What Are We Trying to Achieve with Standards#

To have a standardised approach to dev, test, deployment, operations & support for all FaaS applications and serverless services within the business

Approach#

Review the current state of Lambdas being created within the business
A look into the frameworks that were being used (if any)
Socialise FaaS through trainings and a guild
Base this around the AWS WAF and serverless lens whitepapers

The Ideal Result Being#

A collaboration and ownership culture where standards can encapsulate and define how we do:

Reporting / Logging
Alerting and notifications (pagerDuty, Slack etc)
All the tests (Load , Unit, Integration, E2E)
DevSecOps
The use of frameworks
Patterns and sample applications
When to use serverless over conventional practices

For the most part Based around the Serverless Manifesto and The 12 Factors guides

Items Covered#

AWS well architected pillars
General Design Principles
Key AWS available services
AWS service options (cheatsheet)
AWS Serverless Lens good practice

serverless-lens

Aws (Waf) pillars - Summerised#

'Thinking cloud natively, provide a consistent approach and making sure that foundational areas are thought about which includes'

Operational Excellence
- Prepare
- Operate
- Evolve
Security
- Identity and access management
- data/infra protection
- Detective controls
- Incident response
Reliability
- Foundations
- Change Management
- Failure management
Performance Efficiency
- Correct resource types
- Review current/future resource types
- Monitoring
- Trade-offs
Cost optimization
- Cost effective resources
- Match supply Vs demand
- Expenditure awareness
- Optimizing over time

General Design Principles#

The Well-Architected Framework identifies a set of general design principles to facilitate good design in the cloud for serverless applications:

Speedy, simple, singular
Functions are concise, short, single purpose and their environment may live up to their request lifecycle.
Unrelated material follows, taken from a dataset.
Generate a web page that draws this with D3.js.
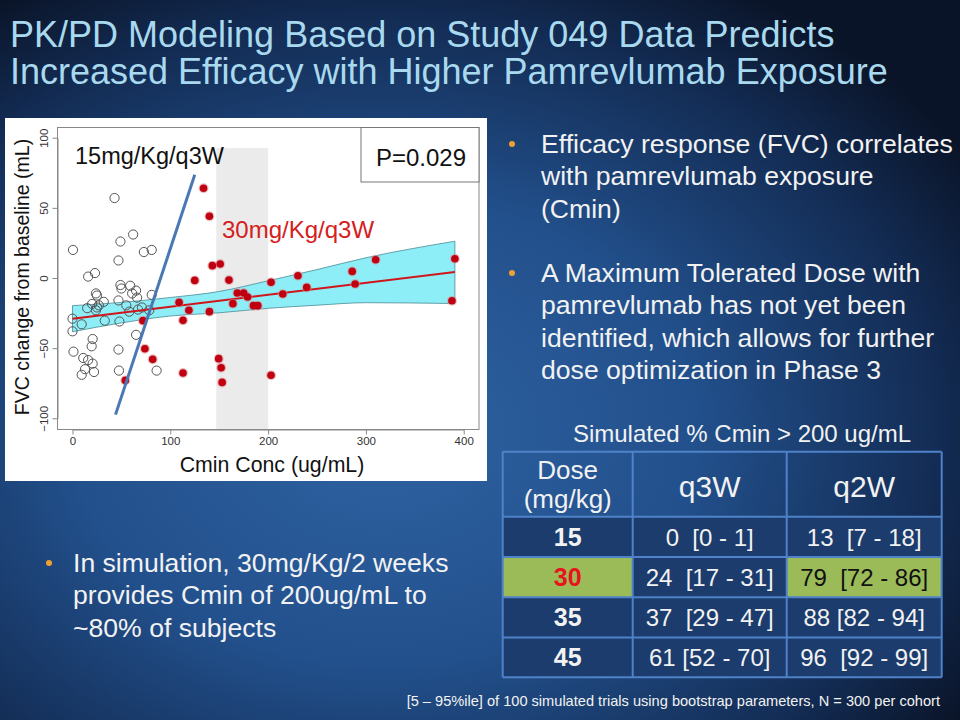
<!DOCTYPE html>
<html><head><meta charset="utf-8">
<script src="https://cdn.jsdelivr.net/npm/d3@7"></script>
<style>
html,body{margin:0;padding:0;background:#0b1730;}
svg{display:block;font-family:"Liberation Sans",Arial,sans-serif;}
text{white-space:pre;}
</style></head>
<body>
<svg id="c" width="960" height="720"></svg>
<script>
// ---------- data ----------
const titleLines = ["PK/PD Modeling Based on Study 049 Data Predicts",
                    "Increased Efficacy with Higher Pamrevlumab Exposure"];
const openX = [0.5,43,49,62,73,81,47,16,23,49,50,59,65,61,24,25,81,32,47,20,27,15,66,55,58,67,71,24,78.5,0,9.4,33,48,0,20.6,19.6,65,1,11,16,20.6,12.8,22,9.4,47,47.5,86,25];
const openY = [20,57,26,31,18.5,20,12.5,1,3.5,-5,-7.5,-5.5,-9,-11,-11,-12.5,-12,-17,-16,-18.5,-19.5,-21.5,-14,-19.5,-24,-22.5,-21,-23,-23,-29,-33,-30.4,-31,-38,-43.5,-48.7,-40.5,-52.5,-57,-58.5,-61,-65,-67,-69,-51,-66,-66,-21];
const redX = [134,140,143,151,125,160,109,119,140,164,168.5,175,179,185,189.5,203,215,230.5,239.5,286,289,310,391,388,203,113,149.5,152,153,113,72,74,82,54];
const redY = [64,44,8.8,10,-1.7,-1.5,-17.4,-23,-24,-18.3,-10.7,-10.7,-13.5,-19.7,-19.7,-3,-11.4,1.6,-6.7,4.7,-4.3,13,13.7,-16.2,-69.3,-30.2,-57.5,-64,-74.4,-67.7,-30.4,-50.4,-58,-73];
const fitX = [0,391];
const fitY = [-29,4.3];
const bandX  = [0,50,100,150,200,250,300,391];
const bandLo = [-38.3,-32.0,-27.1,-24.8,-21.6,-19.4,-17.6,-18.2];
const bandHi = [-19.7,-17.4,-13.9,-9.6,-2.0,6.0,14.4,26.2];
const line15X = [44,125];
const line15Y = [-97.4,73.6];
const shadeX = [147,200];
const xTicks = [0,100,200,300,400];
const yTicks = [-100,-50,0,50,100];
const bullets1 = [["Efficacy response (FVC) correlates","with pamrevlumab exposure","(Cmin)"],
                  ["A Maximum Tolerated Dose with","pamrevlumab has not yet been","identified, which allows for further","dose optimization in Phase 3"]];
const bullet2 = ["In simulation, 30mg/Kg/2 weeks","provides Cmin of 200ug/mL to","~80% of subjects"];
const tableTitle = "Simulated % Cmin > 200 ug/mL";
const doses = ["15","30","35","45"];
const q3w = ["0  [0 - 1]","24  [17 - 31]","37  [29 - 47]","61 [52 - 70]"];
const q2w = ["13  [7 - 18]","79  [72 - 86]","88 [82 - 94]","96  [92 - 99]"];
const highlightRow = 1;
const footnote = "[5 \u2013 95%ile] of 100 simulated trials using bootstrap parameters, N = 300 per cohort";

// ---------- drawing ----------
const svg = d3.select("#c");
const defs = svg.append("defs");
const rg = defs.append("radialGradient").attr("id","bg").attr("cx","0.40").attr("cy","0.60").attr("r","0.72");
rg.append("stop").attr("offset","0").attr("stop-color","#2f62a2");
rg.append("stop").attr("offset","0.45").attr("stop-color","#22508c");
rg.append("stop").attr("offset","0.8").attr("stop-color","#132c54");
rg.append("stop").attr("offset","1").attr("stop-color","#0a1428");
svg.append("rect").attr("width",960).attr("height",720).attr("fill","url(#bg)");

// title
svg.append("g").selectAll("text").data(titleLines).join("text")
  .attr("x",10).attr("y",(d,i)=>47+i*37).attr("fill","#a9d9ee")
  .attr("font-size",36).text(d=>d);

// chart panel
svg.append("rect").attr("x",5).attr("y",118).attr("width",482).attr("height",363).attr("fill","#ffffff");

const x = d3.scaleLinear().domain([0,400]).range([72.5,463.7]);
const y = d3.scaleLinear().domain([-100,100]).range([418.3,137.7]);
const box = {x0:x.invert(57.5), x1:x.invert(479), y0:y.invert(429.5), y1:y.invert(127.5)};
const g = svg.append("g");

// grey shaded region
g.append("rect").attr("x",x(shadeX[0])).attr("width",x(shadeX[1])-x(shadeX[0]))
  .attr("y",y(92.6)).attr("height",y(box.y0)-y(92.6)).attr("fill","#ebebeb");

// confidence band
const band = bandX.map((v,i)=>({x:v,lo:bandLo[i],hi:bandHi[i]}));
g.append("path").datum(band)
  .attr("d",d3.area().x(d=>x(d.x)).y0(d=>y(d.lo)).y1(d=>y(d.hi)).curve(d3.curveMonotoneX))
  .attr("fill","#8deef7").attr("stroke","#4a8a96").attr("stroke-width",0.8);

// open circles
g.append("g").selectAll("circle").data(openX.map((v,i)=>[v,openY[i]])).join("circle")
  .attr("cx",d=>x(d[0])).attr("cy",d=>y(d[1])).attr("r",4.6)
  .attr("fill","none").attr("stroke","#555").attr("stroke-width",1);

// fit line
g.append("path").datum(fitX.map((v,i)=>[v,fitY[i]]))
  .attr("d",d3.line().x(d=>x(d[0])).y(d=>y(d[1])))
  .attr("stroke","#d0161b").attr("stroke-width",2).attr("fill","none");

// red points
g.append("g").selectAll("circle").data(redX.map((v,i)=>[v,redY[i]])).join("circle")
  .attr("cx",d=>x(d[0])).attr("cy",d=>y(d[1])).attr("r",5)
  .attr("fill","#d89090").attr("opacity",0.55);
g.append("g").selectAll("circle").data(redX.map((v,i)=>[v,redY[i]])).join("circle")
  .attr("cx",d=>x(d[0])).attr("cy",d=>y(d[1])).attr("r",3.8)
  .attr("fill","#c00010");

// 15mg line
g.append("path").datum(line15X.map((v,i)=>[v,line15Y[i]]))
  .attr("d",d3.line().x(d=>x(d[0])).y(d=>y(d[1])))
  .attr("stroke","#4a78b4").attr("stroke-width",3).attr("fill","none");

// frame
g.append("rect").attr("x",x(box.x0)).attr("y",y(box.y1))
  .attr("width",x(box.x1)-x(box.x0)).attr("height",y(box.y0)-y(box.y1))
  .attr("fill","none").attr("stroke","#888").attr("stroke-width",1);

// P box
g.append("rect").attr("x",361).attr("y",y(box.y1)).attr("width",x(box.x1)-361).attr("height",182-y(box.y1))
  .attr("fill","#fff").attr("stroke","#777").attr("stroke-width",1);
g.append("text").attr("x",421).attr("y",166).attr("text-anchor","middle").attr("font-size",24).attr("fill","#111").text("P=0.029");

// labels
g.append("text").attr("x",75).attr("y",164).attr("font-size",23.5).attr("fill","#111").text("15mg/Kg/q3W");
g.append("text").attr("x",222).attr("y",238).attr("font-size",24).attr("fill","#d42020").text("30mg/Kg/q3W");

// axes
const xa = g.append("g").attr("transform",`translate(0,429.5)`)
  .call(d3.axisBottom(x).tickValues(xTicks).tickSize(5).tickSizeOuter(0).tickPadding(2));
xa.select(".domain").attr("stroke","#888");
xa.selectAll(".tick line").attr("stroke","#888");
xa.selectAll("text").attr("font-size",11.5).attr("fill","#333").attr("font-family","Liberation Sans, Arial");
const ya = g.append("g").attr("transform",`translate(57.5,0)`)
  .call(d3.axisLeft(y).tickValues(yTicks).tickSize(5).tickSizeOuter(0));
ya.select(".domain").attr("stroke","#888");
ya.selectAll(".tick line").attr("stroke","#888");
ya.selectAll("text").attr("font-size",11.5).attr("fill","#333").attr("font-family","Liberation Sans, Arial")
  .attr("x",null).attr("dy",null).attr("text-anchor","middle")
  .attr("transform","translate(-10,0) rotate(-90)").attr("y",0);

// axis titles
g.append("text").attr("x",272).attr("y",472).attr("text-anchor","middle").attr("font-size",21.3).attr("fill","#111").text("Cmin Conc (ug/mL)");
g.append("text").attr("transform","translate(29,277) rotate(-90)").attr("text-anchor","middle").attr("font-size",19.5).attr("fill","#111").text("FVC change from baseline (mL)");

// right bullets
const bStarts = [153,282];
bullets1.forEach((lines,bi)=>{
  svg.append("circle").attr("cx",512).attr("cy",bStarts[bi]-9).attr("r",3).attr("fill","#f0a030");
  svg.append("g").selectAll("text").data(lines).join("text")
    .attr("x",541).attr("y",(d,i)=>bStarts[bi]+i*32.3).attr("font-size",26.6).attr("fill","#f2f2f2").text(d=>d);
});
svg.append("circle").attr("cx",49).attr("cy",563).attr("r",3).attr("fill","#f0a030");
svg.append("g").selectAll("text").data(bullet2).join("text")
  .attr("x",73).attr("y",(d,i)=>572+i*32.3).attr("font-size",26.6).attr("fill","#f2f2f2").text(d=>d);

// table
svg.append("text").attr("x",742).attr("y",442).attr("text-anchor","middle").attr("font-size",24).attr("fill","#f2f2f2").text(tableTitle);
const cols = [502.7,632.7,786.7,941.7];
const rows = [451.7,516.7,556.9,597.3,637.5,677.3];
const tg = svg.append("g");
doses.forEach((d,i)=>{
  const r0 = rows[i+1], r1 = rows[i+2];
  [d,q3w[i],q2w[i]].forEach((txt,c)=>{
    const hl = (i===highlightRow && c!==1);
    tg.append("rect").attr("x",cols[c]).attr("y",r0).attr("width",cols[c+1]-cols[c]).attr("height",r1-r0)
      .attr("fill", hl ? "#9bbb59" : "#1b3c6c");
    tg.append("text").attr("x",(cols[c]+cols[c+1])/2).attr("y",(r0+r1)/2+9).attr("text-anchor","middle")
      .attr("font-size", c===0 ? 25 : 24).attr("font-weight", c===0 ? "bold" : "normal")
      .attr("fill", (i===highlightRow && c===0) ? "#e8141c" : (hl ? "#111" : "#f2f2f2"))
      .text(txt);
  });
});
// header
tg.append("text").attr("x",(cols[0]+cols[1])/2).attr("y",479).attr("text-anchor","middle").attr("font-size",26).attr("fill","#f2f2f2").text("Dose");
tg.append("text").attr("x",(cols[0]+cols[1])/2).attr("y",508).attr("text-anchor","middle").attr("font-size",26).attr("fill","#f2f2f2").text("(mg/kg)");
tg.append("text").attr("x",(cols[1]+cols[2])/2).attr("y",497).attr("text-anchor","middle").attr("font-size",30).attr("fill","#f2f2f2").text("q3W");
tg.append("text").attr("x",(cols[2]+cols[3])/2).attr("y",497).attr("text-anchor","middle").attr("font-size",30).attr("fill","#f2f2f2").text("q2W");
// grid lines
cols.forEach(cx=>tg.append("line").attr("x1",cx).attr("x2",cx).attr("y1",rows[0]).attr("y2",rows[rows.length-1]).attr("stroke","#4f82c8").attr("stroke-width",2));
rows.forEach(ry=>tg.append("line").attr("x1",cols[0]).attr("x2",cols[3]).attr("y1",ry).attr("y2",ry).attr("stroke","#4f82c8").attr("stroke-width",2));

svg.append("text").attr("x",940).attr("y",706).attr("text-anchor","end").attr("font-size",14.6).attr("fill","#f2f2f2").text(footnote);
</script>
</body></html>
Transactions are efficiently cost aware and thus faster executions are preferred
Think concurrent requests, not total requests
Serverless applications take advantage of the concurrency model, and tradeoffs at the design level are evaluated based on concurrency.
Share nothing
Function runtime environment and underlying infrastructure are short-lived, therefore local resources such as temporary storage are not guaranteed. State can be manipulated within a state machine execution lifecycle, and persistent storage is preferred for highly durable requirements.
Assume no hardware affinity
Underlying infrastructure may change. Leverage code or dependencies that are hardware-agnostic as CPU flags, for example, may not be available consistently.
Orchestrate your application with state machines, not functions
Chaining Lambda executions within the code to orchestrate the workflow of your application results in a monolithic and tightly coupled application. Instead, use a state machine to orchestrate transactions and communication flows.
Use events to trigger transactions
Events such as writing a new Amazon S3 object or an update to a database allow for transaction execution in response to business functionalities. This asynchronous event behavior is often consumer agnostic and drives just-in-time processing to ensure lean service design.
Design for failures and duplicates
Operations triggered from requests/events must be idempotent as failures can occur and a given request/event can be delivered more than once. Include appropriate retries for downstream calls.

Key Aws Services#

serverless-lens

Area	Services available
Reliability	AWS Marketplace, Trusted Advisor, CloudWatch Logs, CloudWatch, API Gateway, Lambda, X-Ray, Step Functions, Amazon SQS, and Amazon SNS
Performance Efficiency	DynamoDB Accelerator, API Gateway, Step Functions, NAT gateway, Amazon VPC, and Lambda
Operational Excellence	AWS Systems Manager Parameter Store, AWS SAM, CloudWatch, AWS CodePipeline, AWS X-Ray, Lambda, and API Gateway

AWS services cheatsheet (Area, Service options, Role)

Aws Serverless Lens#

Come up with Plans to Define and Implement

Metrics to Gather:#

Business Metrics
Customer Experience Metrics
System Metrics
Operational Metrics

Alarming#

AWS Lambda
Duration, Errors, Throttling, and Concurrency Executions. For stream-based invocations, alert on IteratorAge For Asynchronous invocations, alert on DeadLetterErrors.
API Gateway
Integration Latency, Latency, 5XXError
Application Load Balancer
HTTP Code_ELB 5XX Count Rejected Connection Count, HTTPCode Target 5XX_Count, Unhealthy Host Count, Lambda internalError, Lambda User Error
AWS AppSync
5XX and Latency
SQS
Approximate Age Oldest Message
Kinesis Data Streams
Read Provisioned Throughput Exceeded WriteProvisionedThroughputExceeded, GetRecords./teratorAge Milliseconds. PutRecord. Success, PutRecords. Success (ifusing Kinesis Producer Library) and GetRecords
SES
Rejects, Bounces, Complaints, Rendering Failures
AWS Step Functions
Execution Throttled. Execution Failed, Executions Timeout
EventBridge
Failed Invocations, Toddler Rules Amazon S3: 5xx Errors, Total Request Latency
Amazon DynamoDB
Read Throttle Events, Wite Throttle Events, System Errors Thailand

Logging (Centralised)#

CorrelationId, request identifiers etc (use correct levels Ie ‘Info’) serverless-lens

Tracing - Distributed#

Identify performance degradation and quickly understand anomalies, including latency distributions

Prototyping#

"Every Lambda Should to Be Treated as a Microservice for Testing"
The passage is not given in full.